(Code that draws figures)
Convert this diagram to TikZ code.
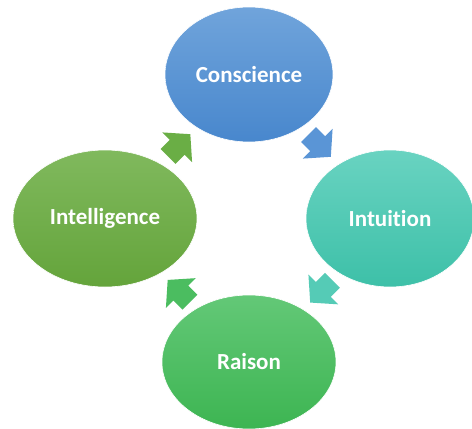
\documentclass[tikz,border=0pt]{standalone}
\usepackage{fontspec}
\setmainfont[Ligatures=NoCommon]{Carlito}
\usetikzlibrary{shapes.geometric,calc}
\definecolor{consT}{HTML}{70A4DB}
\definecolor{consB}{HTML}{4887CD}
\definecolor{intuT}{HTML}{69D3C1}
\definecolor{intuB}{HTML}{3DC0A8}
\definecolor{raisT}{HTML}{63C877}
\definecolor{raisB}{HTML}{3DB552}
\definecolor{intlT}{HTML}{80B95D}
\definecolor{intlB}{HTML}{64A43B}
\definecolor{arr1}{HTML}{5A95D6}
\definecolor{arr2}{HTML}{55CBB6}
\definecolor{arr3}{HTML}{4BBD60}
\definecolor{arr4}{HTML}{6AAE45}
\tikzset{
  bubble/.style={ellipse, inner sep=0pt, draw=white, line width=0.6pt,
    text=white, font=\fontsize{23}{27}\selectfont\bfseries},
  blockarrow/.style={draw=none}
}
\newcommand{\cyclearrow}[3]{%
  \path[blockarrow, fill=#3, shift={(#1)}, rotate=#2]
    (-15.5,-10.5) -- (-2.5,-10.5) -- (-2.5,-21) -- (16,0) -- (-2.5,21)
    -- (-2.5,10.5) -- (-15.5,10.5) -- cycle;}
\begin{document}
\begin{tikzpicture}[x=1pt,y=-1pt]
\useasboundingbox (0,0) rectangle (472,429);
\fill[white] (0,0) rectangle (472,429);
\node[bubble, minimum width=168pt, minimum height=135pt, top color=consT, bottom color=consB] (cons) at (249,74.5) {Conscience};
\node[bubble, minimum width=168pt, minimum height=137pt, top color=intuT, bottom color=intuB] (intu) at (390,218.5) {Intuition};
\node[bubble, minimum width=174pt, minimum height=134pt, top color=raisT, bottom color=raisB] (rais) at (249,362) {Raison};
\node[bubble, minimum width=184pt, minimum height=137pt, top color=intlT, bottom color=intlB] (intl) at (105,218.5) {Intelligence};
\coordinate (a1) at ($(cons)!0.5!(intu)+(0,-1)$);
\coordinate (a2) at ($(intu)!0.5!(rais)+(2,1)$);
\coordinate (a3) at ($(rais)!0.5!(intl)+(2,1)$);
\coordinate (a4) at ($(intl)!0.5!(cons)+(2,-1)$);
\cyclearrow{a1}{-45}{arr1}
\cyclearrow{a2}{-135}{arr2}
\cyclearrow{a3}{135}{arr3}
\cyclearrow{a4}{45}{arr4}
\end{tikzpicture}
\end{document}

* * *

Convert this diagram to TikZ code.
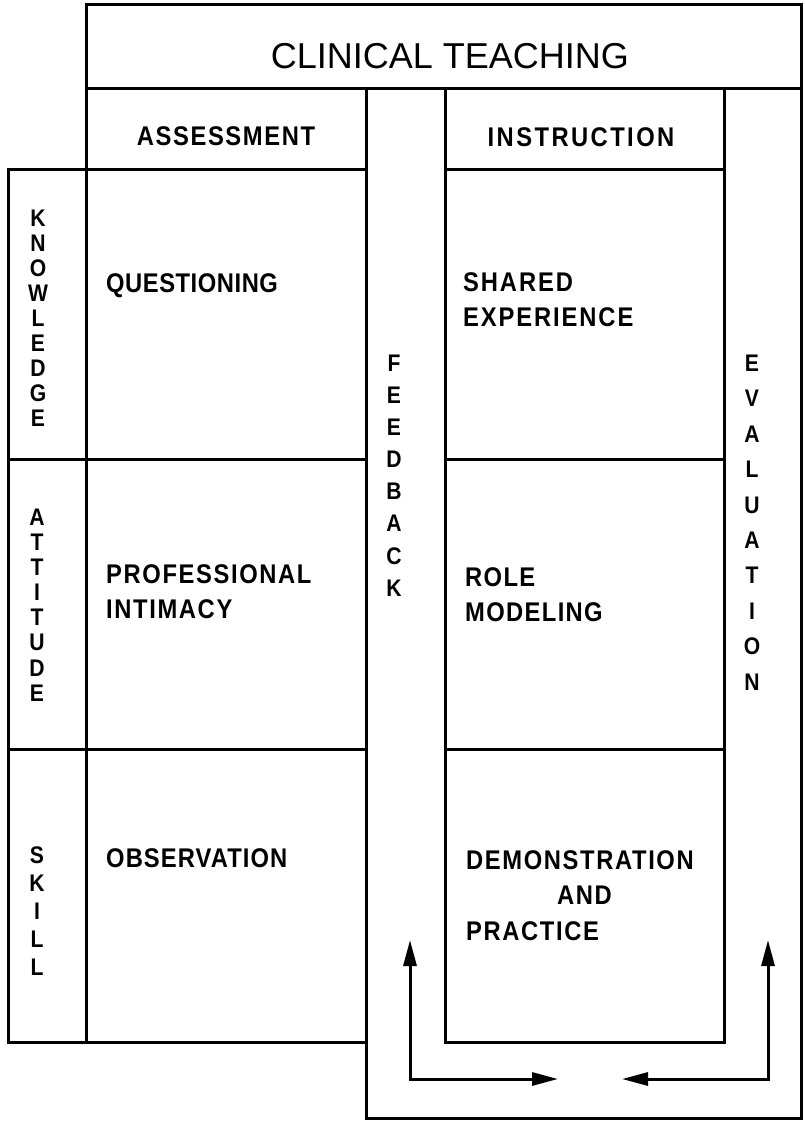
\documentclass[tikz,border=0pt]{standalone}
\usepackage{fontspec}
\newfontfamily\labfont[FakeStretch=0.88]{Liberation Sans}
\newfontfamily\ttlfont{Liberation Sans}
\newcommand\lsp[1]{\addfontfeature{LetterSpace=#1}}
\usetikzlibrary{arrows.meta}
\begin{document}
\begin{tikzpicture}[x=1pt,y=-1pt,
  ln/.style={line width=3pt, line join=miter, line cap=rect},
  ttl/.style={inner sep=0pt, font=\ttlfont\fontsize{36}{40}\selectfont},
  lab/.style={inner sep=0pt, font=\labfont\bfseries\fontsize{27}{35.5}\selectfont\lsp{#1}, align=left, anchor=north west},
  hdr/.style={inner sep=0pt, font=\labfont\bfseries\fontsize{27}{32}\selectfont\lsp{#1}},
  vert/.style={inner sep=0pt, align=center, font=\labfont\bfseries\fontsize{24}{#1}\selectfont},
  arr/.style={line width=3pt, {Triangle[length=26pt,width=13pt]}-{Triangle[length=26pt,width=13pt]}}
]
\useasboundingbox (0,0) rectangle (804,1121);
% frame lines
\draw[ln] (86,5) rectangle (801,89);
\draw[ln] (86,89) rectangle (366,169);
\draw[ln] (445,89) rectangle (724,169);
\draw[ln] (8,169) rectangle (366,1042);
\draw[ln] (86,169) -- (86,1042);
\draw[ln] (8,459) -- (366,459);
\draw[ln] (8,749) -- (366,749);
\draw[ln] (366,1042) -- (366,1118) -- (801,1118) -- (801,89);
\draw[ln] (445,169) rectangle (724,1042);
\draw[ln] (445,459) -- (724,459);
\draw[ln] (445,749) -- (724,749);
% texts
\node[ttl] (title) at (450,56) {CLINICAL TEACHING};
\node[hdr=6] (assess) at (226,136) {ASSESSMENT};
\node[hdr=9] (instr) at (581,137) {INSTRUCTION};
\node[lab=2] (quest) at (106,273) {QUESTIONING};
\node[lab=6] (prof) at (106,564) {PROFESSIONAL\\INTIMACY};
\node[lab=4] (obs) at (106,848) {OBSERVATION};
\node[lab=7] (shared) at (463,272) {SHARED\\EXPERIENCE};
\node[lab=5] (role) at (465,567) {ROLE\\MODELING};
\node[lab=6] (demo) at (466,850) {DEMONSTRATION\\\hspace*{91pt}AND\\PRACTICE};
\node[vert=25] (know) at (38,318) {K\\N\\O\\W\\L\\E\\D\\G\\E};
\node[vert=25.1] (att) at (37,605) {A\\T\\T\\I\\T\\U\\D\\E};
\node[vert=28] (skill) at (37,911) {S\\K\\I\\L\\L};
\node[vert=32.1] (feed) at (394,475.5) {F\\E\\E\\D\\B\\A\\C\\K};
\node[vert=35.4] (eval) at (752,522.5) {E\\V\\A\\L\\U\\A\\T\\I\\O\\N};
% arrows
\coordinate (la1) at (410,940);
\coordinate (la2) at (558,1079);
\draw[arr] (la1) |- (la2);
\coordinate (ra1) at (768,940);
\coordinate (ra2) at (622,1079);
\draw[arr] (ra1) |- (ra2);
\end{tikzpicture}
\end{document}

==

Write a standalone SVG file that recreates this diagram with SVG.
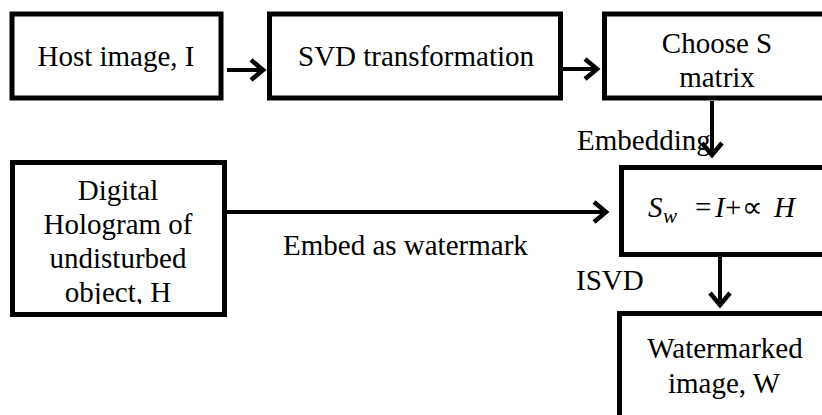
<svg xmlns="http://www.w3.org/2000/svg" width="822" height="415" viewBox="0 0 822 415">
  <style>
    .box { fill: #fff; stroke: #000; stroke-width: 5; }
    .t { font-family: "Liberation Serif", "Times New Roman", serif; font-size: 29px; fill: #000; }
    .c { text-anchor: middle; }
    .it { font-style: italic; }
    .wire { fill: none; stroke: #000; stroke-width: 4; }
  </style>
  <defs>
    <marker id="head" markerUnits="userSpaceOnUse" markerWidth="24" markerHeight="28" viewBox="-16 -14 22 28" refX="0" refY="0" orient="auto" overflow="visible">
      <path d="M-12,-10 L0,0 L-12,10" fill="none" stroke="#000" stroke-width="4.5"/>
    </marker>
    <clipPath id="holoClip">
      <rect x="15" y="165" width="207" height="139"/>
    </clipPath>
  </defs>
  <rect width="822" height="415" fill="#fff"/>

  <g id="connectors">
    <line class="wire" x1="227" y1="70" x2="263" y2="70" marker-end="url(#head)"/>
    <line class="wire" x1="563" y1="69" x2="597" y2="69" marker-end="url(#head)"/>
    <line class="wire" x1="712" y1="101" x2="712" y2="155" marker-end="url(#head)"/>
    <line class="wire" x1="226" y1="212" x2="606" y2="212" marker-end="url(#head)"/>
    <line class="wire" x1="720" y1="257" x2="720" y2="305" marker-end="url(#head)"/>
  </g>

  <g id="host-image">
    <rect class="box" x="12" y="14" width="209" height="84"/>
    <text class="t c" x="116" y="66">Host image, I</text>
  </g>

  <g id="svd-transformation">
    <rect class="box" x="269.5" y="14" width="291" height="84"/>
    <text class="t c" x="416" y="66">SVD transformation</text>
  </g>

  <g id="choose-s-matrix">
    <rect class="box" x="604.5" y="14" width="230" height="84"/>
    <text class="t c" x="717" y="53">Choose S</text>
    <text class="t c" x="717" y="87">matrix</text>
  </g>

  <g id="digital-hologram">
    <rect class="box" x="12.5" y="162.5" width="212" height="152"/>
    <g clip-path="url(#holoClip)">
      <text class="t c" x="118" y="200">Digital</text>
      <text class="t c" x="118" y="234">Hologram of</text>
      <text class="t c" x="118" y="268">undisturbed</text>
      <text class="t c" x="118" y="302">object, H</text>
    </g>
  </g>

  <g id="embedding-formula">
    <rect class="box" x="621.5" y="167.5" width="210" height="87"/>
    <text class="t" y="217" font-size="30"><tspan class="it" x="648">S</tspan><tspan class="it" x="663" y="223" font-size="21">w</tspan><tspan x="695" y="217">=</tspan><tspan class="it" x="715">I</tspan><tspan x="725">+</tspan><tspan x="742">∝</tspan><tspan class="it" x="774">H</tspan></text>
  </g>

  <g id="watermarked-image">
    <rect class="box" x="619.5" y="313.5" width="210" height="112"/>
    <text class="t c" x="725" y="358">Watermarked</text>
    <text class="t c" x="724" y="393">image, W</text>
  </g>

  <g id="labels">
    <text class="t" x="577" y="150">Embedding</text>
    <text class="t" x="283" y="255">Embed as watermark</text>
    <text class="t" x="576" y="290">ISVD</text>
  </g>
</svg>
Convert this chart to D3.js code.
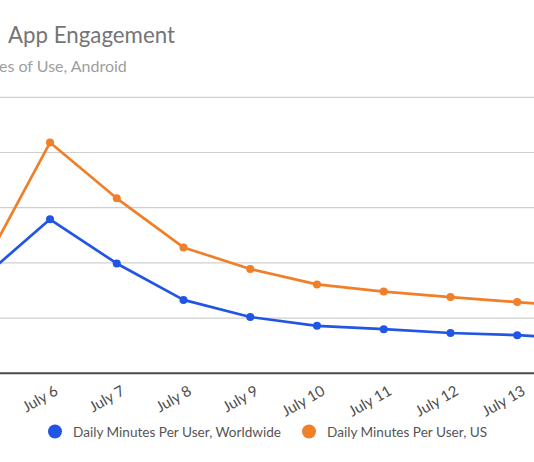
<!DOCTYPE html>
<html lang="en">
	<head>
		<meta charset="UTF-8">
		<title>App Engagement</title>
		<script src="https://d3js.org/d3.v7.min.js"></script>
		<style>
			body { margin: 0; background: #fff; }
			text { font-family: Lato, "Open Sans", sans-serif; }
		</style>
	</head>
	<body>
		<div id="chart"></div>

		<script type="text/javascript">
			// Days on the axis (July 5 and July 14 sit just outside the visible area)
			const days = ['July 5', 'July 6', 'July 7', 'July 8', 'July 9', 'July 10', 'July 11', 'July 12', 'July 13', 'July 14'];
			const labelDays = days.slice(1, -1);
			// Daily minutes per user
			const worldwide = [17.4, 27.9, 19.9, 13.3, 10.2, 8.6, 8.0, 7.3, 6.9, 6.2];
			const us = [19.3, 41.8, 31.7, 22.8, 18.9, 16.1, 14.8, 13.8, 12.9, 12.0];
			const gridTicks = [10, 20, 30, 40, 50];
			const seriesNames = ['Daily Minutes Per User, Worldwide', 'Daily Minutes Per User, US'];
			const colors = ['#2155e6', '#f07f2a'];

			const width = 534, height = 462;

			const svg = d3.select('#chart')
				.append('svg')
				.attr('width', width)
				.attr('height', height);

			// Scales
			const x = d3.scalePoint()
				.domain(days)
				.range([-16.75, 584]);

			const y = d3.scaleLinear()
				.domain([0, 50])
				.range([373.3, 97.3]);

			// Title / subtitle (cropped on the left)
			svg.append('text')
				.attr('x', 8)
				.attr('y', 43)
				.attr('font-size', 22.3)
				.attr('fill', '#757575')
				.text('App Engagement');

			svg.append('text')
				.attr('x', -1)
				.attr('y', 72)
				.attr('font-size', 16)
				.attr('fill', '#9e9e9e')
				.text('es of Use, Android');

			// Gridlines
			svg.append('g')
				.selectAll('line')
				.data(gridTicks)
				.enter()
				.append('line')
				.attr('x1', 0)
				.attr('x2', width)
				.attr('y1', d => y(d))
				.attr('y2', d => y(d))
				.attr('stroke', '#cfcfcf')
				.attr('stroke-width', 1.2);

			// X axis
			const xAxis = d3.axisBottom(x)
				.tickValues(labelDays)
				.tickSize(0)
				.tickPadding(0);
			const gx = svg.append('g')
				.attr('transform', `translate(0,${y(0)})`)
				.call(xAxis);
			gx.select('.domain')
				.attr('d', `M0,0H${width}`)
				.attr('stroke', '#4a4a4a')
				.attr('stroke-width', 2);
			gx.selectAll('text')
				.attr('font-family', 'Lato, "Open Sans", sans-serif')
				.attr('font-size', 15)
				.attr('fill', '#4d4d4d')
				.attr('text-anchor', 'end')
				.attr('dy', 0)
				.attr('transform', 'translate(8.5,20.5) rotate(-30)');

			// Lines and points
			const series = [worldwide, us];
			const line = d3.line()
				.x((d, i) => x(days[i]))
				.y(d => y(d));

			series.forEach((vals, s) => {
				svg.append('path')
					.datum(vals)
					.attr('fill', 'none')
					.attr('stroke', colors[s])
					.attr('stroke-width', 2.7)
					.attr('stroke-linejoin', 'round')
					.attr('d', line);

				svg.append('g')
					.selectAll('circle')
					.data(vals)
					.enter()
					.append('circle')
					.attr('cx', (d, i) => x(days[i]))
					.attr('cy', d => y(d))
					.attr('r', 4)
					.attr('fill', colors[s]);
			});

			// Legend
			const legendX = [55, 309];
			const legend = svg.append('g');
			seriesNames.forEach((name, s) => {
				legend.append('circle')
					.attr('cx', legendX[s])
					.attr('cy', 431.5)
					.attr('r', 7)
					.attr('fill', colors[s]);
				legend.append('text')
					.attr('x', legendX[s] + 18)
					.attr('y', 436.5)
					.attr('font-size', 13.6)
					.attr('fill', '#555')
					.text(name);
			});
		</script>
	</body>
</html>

* [Stated exercise] Identify the lines in the entries that hold "chart" and return each one.

* [Problem solution]
Convert this chart to D3.js code.
		<div id="chart"></div>
			const svg = d3.select('#chart')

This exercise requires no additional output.